Greece Talks Fail: Instant Reaction
I’m not surprised that the talks today broke down. Although it happened much sooner than I expected!
Today, as I wrote earlier, was not a hard deadline.
The sticking point is that the Troika (or “the institutions” to use the new language preferred by the Greeks) are determined that any additional financing comes with the conditions that the Greeks won’t accept.
So what happens now?
That depends on how hard the Troika want to play.
Real “hard ball” would look something like this:
1. They stick to the demand that the “next step” has to come from Greece and that Greece has to ask for an extension to the programme (i.e. The current bailout package of lending in return for conditions).
2. Greece doesn’t do that.
3. The European Central Bank, which has already tightened the screws on Greece, tightens them further. For example, by making clear that ELA (the funding on which Greek banks are increasingly reliant) will not be forthcoming if there is no programme in place.
4. At that point March starts to look like a ‘hard’ deadline. A hard deadline being the point at which either the Greek government or banks run out of money.
Last week I asked, why would the Troika -I mean, the institutions — agree an extension when an extension would weaken their hand by removing pressure on Greece?
Today, I offered one possible answer — politics, whether through the benevolent notion of European solidarity or the cold calculation of geopolitics.
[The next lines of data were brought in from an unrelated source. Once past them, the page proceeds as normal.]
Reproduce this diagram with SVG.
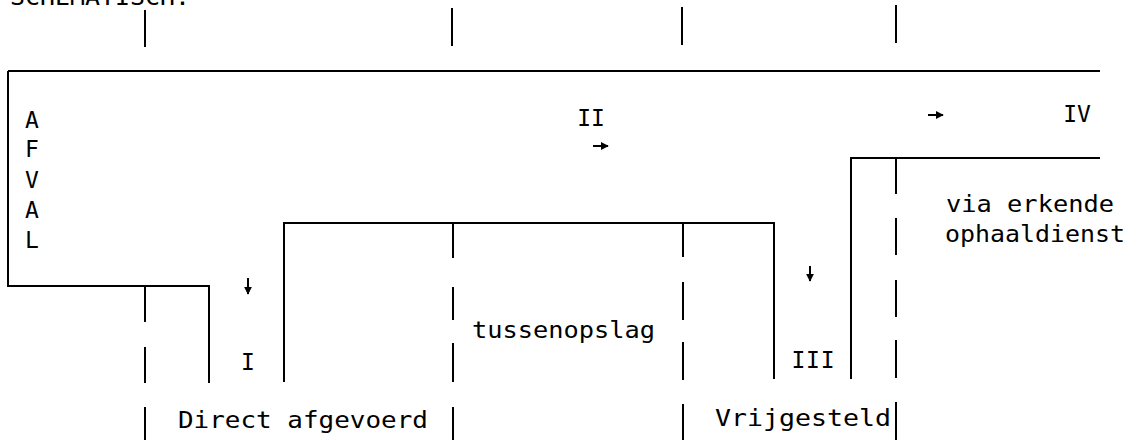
<svg xmlns="http://www.w3.org/2000/svg" width="1138" height="440" viewBox="0 0 1138 440">
  <style>
    .ln { fill: none; stroke: #000; stroke-width: 2; stroke-linecap: butt; }
    .tx { font-family: "DejaVu Sans Mono", "Liberation Mono", monospace; font-size: 23px; fill: #000; }
    .mid { text-anchor: middle; }
    .ar { fill: none; stroke: #000; stroke-width: 2; }
  </style>
  <defs>
    <marker id="ah" viewBox="0 0 10 10" refX="9" refY="5" markerWidth="4" markerHeight="4" orient="auto" markerUnits="strokeWidth">
      <path d="M0,0 L10,5 L0,10 Z" fill="#000"/>
    </marker>
  </defs>
  <rect width="1138" height="440" fill="#fff"/>

  <text class="tx" x="10" y="5" textLength="180" lengthAdjust="spacingAndGlyphs">SCHEMATISCH.</text>

  <g id="frame">
    <path class="ln" d="M8,71 H1100"/>
    <path class="ln" d="M8,71 V286 H209 V383"/>
    <path class="ln" d="M284,382 V223 H774 V379"/>
    <path class="ln" d="M851,379 V158 H1100"/>
  </g>

  <g id="ticks">
    <path class="ln" d="M145,10 V47 M452,8 V46 M682,7 V45 M896,5 V43"/>
  </g>

  <g id="dividers">
    <path class="ln" d="M145,286 V322 M145,347 V383 M145,407 V440"/>
    <path class="ln" d="M453,223 V258 M453,287 V320 M453,343 V382 M453,407 V440"/>
    <path class="ln" d="M683,223 V257 M683,282 V320 M683,342 V380 M683,404 V440"/>
    <path class="ln" d="M896,159 V194 M896,218 V255 M896,280 V317 M896,340 V378 M896,402 V440"/>
  </g>

  <g id="connectors">
    <line class="ar" x1="248" y1="278" x2="248" y2="294" marker-end="url(#ah)"/>
    <line class="ar" x1="593" y1="146" x2="608" y2="146" marker-end="url(#ah)"/>
    <line class="ar" x1="928" y1="115" x2="943" y2="115" marker-end="url(#ah)"/>
    <line class="ar" x1="810" y1="266" x2="810" y2="281" marker-end="url(#ah)"/>
  </g>

  <g id="node-afval">
    <text class="tx" x="25" y="128">A</text>
    <text class="tx" x="25" y="157">F</text>
    <text class="tx" x="25" y="188">V</text>
    <text class="tx" x="25" y="218">A</text>
    <text class="tx" x="25" y="248">L</text>
  </g>

  <g id="node-I">
    <text class="tx mid" x="248" y="370">I</text>
  </g>
  <g id="node-II">
    <text class="tx mid" x="591" y="126">II</text>
  </g>
  <g id="node-III">
    <text class="tx mid" x="813" y="368" textLength="43" lengthAdjust="spacing">III</text>
  </g>
  <g id="node-IV">
    <text class="tx mid" x="1077" y="122">IV</text>
  </g>

  <g id="node-tussenopslag">
    <text class="tx" x="472" y="338" textLength="183" lengthAdjust="spacingAndGlyphs">tussenopslag</text>
  </g>
  <g id="node-direct">
    <text class="tx" x="178" y="428" textLength="250" lengthAdjust="spacingAndGlyphs">Direct afgevoerd</text>
  </g>
  <g id="node-vrijgesteld">
    <text class="tx" x="715" y="426" textLength="176" lengthAdjust="spacingAndGlyphs">Vrijgesteld</text>
  </g>
  <g id="node-ophaaldienst">
    <text class="tx" x="946" y="212" textLength="168" lengthAdjust="spacingAndGlyphs">via erkende</text>
    <text class="tx" x="945" y="242" textLength="180" lengthAdjust="spacingAndGlyphs">ophaaldienst</text>
  </g>
</svg>
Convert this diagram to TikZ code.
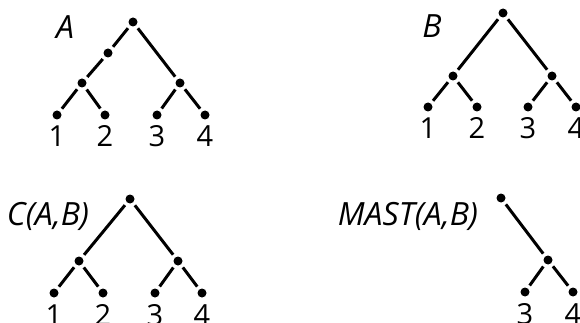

So far it looks like the Troika is letting economics and financial logic trump politics and upping the pressure on Greece.
I still think a deal is not only possible but more likely than not. But getting there is going to be rough and the odds that it involves a period of Greece in the ‘Euro but with capital controls’ just rose.
Here is what the ‘optimistic scenario’ looks like:
- Current programme ends on the 28th Feb.
- Possible capital controls in Greece in March as deposit outflow from banks picks up.
- Greece applies for a ‘new programme’.
That allows the talks to start again, essentially from scratch, without the difficulty of existing commitments. Or the language of ‘extending the programme’ versus ‘bridging loans’.
That gives all the players more political space to strike a deal without ‘breaking electoral promises’/’rewarding bad debtors’.
This optimistic scenario involves the risk of an accident rising (things go wrong and Greece leaves the Euro) and it will be a very bumpy few weeks.
The Troika appears prepared to relax the primary surplus targets/ease austerity and Greek government seems prepared to not enact all of Syriza’s manifesto. It’s hard to feel it right now — but that’s grounds for optimism.